1) Line: x = y = z
Parametric form: x = t, y = t, z = t. L(t) = (t, t, t).
Vector form: L(t) = vt, where v = (1, 1, 1) = i + j + k.
2) I am *not* sure what "projecting a line L through a vector w onto a plane P" means. I'll give you my thoughts, but leave it to you, your book, or someone else to provide the exact meaning. Without knowing the exact meaning of what's being asked, you obviously can't solve the problem. I haven't thought this out, so it's possible that two, or even all three, of the following are the same:
Option #1: For each point on L, draw a new line between it and the line formed by the vector w through the origin, so that the new line, and the line formed by w, are perpendicular. Where that newly drawn line intersects P is the projection of that point onto P. When you do that for every single point on L, you'll have projected the line L through w onto P. (Note that this approach breaks down where those two lines intersect.)

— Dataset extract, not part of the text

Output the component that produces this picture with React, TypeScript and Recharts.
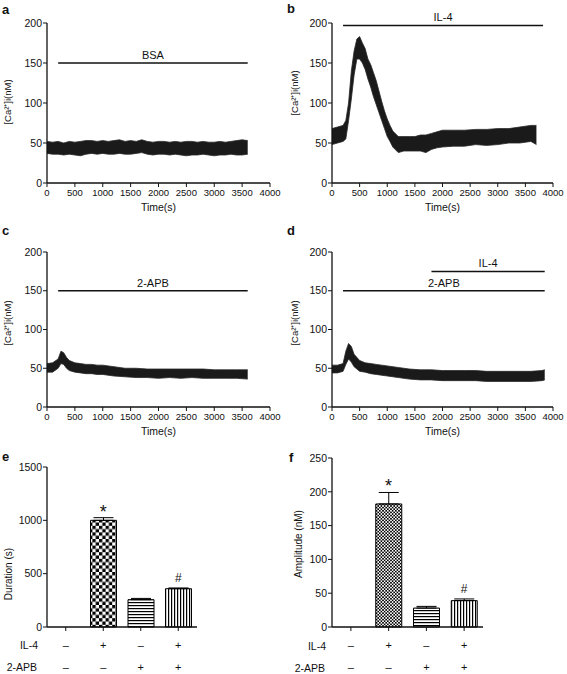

Option #2: Intersect P with the plane formed by the line L and the vector w at the origin. The line of intersection between those two planes will be the projection of the line L through w onto P. (Note that this approach exploits that L goes through the origin.)
Option #3: Decompose w = w1 + w2, where w1 and w2 are perpendicular (i.e. orthogonal), and w1 is parallel to L. The idea here is that the w1 part of w doesn't contribute to the projection of L through w, so that "projecting L through w" should mean "take each point of L, and draw the line through it in the w2 direction, and where that line intersects P is the projection of that point through w onto P".